-- Begin Source excerpt --
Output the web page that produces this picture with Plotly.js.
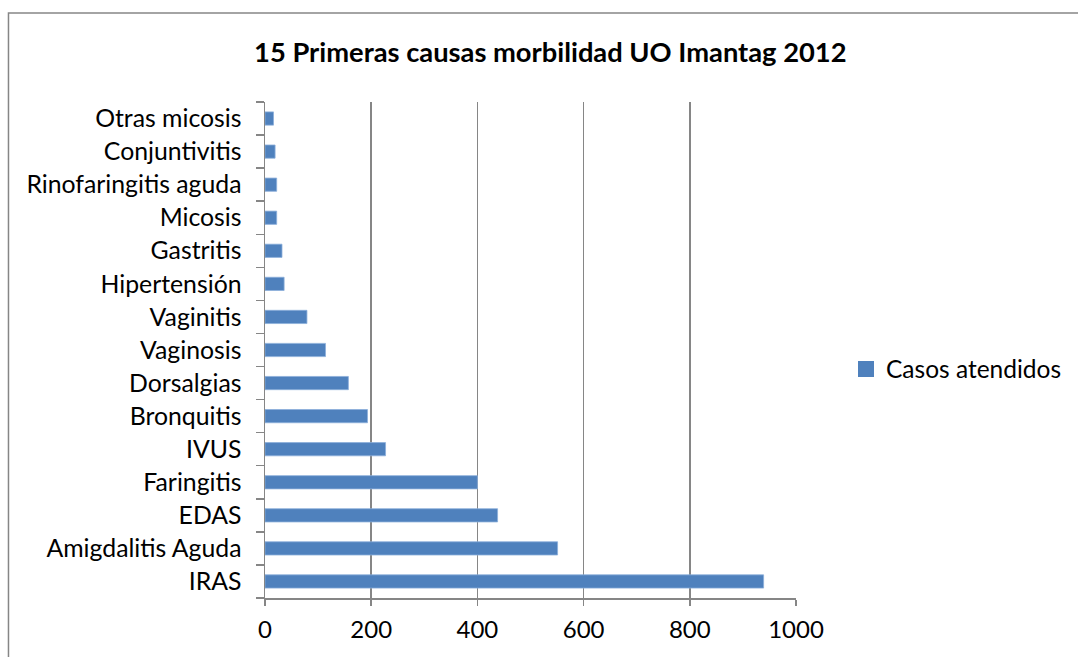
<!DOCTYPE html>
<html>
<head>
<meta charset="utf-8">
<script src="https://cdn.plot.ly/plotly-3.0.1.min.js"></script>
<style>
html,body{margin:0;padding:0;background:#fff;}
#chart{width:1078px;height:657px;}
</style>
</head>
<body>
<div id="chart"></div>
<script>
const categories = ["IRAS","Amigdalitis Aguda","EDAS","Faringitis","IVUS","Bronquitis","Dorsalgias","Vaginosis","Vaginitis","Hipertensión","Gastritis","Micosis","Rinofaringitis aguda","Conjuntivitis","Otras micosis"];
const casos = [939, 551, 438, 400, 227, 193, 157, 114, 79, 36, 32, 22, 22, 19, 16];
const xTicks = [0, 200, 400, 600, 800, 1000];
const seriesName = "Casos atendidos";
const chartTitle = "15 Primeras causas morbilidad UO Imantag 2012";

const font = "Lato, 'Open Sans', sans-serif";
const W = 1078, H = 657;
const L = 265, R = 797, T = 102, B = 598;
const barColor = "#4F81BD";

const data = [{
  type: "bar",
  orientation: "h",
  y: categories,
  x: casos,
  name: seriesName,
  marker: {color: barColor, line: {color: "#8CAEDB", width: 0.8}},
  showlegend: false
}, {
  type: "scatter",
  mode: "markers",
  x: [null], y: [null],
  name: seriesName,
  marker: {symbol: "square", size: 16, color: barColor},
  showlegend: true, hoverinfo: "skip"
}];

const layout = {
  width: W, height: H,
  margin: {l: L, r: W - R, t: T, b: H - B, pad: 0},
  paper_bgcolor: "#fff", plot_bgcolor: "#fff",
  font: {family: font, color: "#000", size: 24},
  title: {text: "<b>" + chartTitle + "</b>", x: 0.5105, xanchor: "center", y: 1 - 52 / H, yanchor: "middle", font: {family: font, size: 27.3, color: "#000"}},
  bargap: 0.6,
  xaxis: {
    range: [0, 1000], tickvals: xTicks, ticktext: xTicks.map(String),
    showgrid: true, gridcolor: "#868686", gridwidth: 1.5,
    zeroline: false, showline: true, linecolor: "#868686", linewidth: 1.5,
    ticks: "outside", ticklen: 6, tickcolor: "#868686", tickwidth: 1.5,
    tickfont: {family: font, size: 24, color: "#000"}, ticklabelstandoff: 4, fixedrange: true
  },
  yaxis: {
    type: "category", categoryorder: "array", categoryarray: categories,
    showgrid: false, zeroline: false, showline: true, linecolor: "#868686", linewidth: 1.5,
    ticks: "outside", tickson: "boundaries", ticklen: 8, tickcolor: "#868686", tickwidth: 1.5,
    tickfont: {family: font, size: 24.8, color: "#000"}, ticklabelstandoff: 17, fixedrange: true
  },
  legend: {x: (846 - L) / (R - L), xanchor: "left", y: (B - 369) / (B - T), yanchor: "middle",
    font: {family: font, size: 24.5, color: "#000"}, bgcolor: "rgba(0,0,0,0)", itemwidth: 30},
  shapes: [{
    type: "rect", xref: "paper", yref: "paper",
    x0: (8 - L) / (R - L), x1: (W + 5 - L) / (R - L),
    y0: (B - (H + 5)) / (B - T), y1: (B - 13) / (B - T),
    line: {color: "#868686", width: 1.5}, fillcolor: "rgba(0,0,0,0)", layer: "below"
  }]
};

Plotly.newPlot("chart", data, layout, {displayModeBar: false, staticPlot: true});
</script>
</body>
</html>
-- End Source excerpt --
Aim: Transcribe the listing above verbatim. Omit the pictures.

Exercise solution:
Output the web page that produces this picture with Plotly.js.
<!DOCTYPE html>
<html>
<head>
<meta charset="utf-8">
<script src="https://cdn.plot.ly/plotly-3.0.1.min.js"></script>
<style>
html,body{margin:0;padding:0;background:#fff;}
#chart{width:1078px;height:657px;}
</style>
</head>
<body>
<div id="chart"></div>
<script>
const categories = ["IRAS","Amigdalitis Aguda","EDAS","Faringitis","IVUS","Bronquitis","Dorsalgias","Vaginosis","Vaginitis","Hipertensión","Gastritis","Micosis","Rinofaringitis aguda","Conjuntivitis","Otras micosis"];
const casos = [939, 551, 438, 400, 227, 193, 157, 114, 79, 36, 32, 22, 22, 19, 16];
const xTicks = [0, 200, 400, 600, 800, 1000];
const seriesName = "Casos atendidos";
const chartTitle = "15 Primeras causas morbilidad UO Imantag 2012";

const font = "Lato, 'Open Sans', sans-serif";
const W = 1078, H = 657;
const L = 265, R = 797, T = 102, B = 598;
const barColor = "#4F81BD";

const data = [{
  type: "bar",
  orientation: "h",
  y: categories,
  x: casos,
  name: seriesName,
  marker: {color: barColor, line: {color: "#8CAEDB", width: 0.8}},
  showlegend: false
}, {
  type: "scatter",
  mode: "markers",
  x: [null], y: [null],
  name: seriesName,
  marker: {symbol: "square", size: 16, color: barColor},
  showlegend: true, hoverinfo: "skip"
}];

const layout = {
  width: W, height: H,
  margin: {l: L, r: W - R, t: T, b: H - B, pad: 0},
  paper_bgcolor: "#fff", plot_bgcolor: "#fff",
  font: {family: font, color: "#000", size: 24},
  title: {text: "<b>" + chartTitle + "</b>", x: 0.5105, xanchor: "center", y: 1 - 52 / H, yanchor: "middle", font: {family: font, size: 27.3, color: "#000"}},
  bargap: 0.6,
  xaxis: {
    range: [0, 1000], tickvals: xTicks, ticktext: xTicks.map(String),
    showgrid: true, gridcolor: "#868686", gridwidth: 1.5,
    zeroline: false, showline: true, linecolor: "#868686", linewidth: 1.5,
    ticks: "outside", ticklen: 6, tickcolor: "#868686", tickwidth: 1.5,
    tickfont: {family: font, size: 24, color: "#000"}, ticklabelstandoff: 4, fixedrange: true
  },
  yaxis: {
    type: "category", categoryorder: "array", categoryarray: categories,
    showgrid: false, zeroline: false, showline: true, linecolor: "#868686", linewidth: 1.5,
    ticks: "outside", tickson: "boundaries", ticklen: 8, tickcolor: "#868686", tickwidth: 1.5,
    tickfont: {family: font, size: 24.8, color: "#000"}, ticklabelstandoff: 17, fixedrange: true
  },
  legend: {x: (846 - L) / (R - L), xanchor: "left", y: (B - 369) / (B - T), yanchor: "middle",
    font: {family: font, size: 24.5, color: "#000"}, bgcolor: "rgba(0,0,0,0)", itemwidth: 30},
  shapes: [{
    type: "rect", xref: "paper", yref: "paper",
    x0: (8 - L) / (R - L), x1: (W + 5 - L) / (R - L),
    y0: (B - (H + 5)) / (B - T), y1: (B - 13) / (B - T),
    line: {color: "#868686", width: 1.5}, fillcolor: "rgba(0,0,0,0)", layer: "below"
  }]
};

Plotly.newPlot("chart", data, layout, {displayModeBar: false, staticPlot: true});
</script>
</body>
</html>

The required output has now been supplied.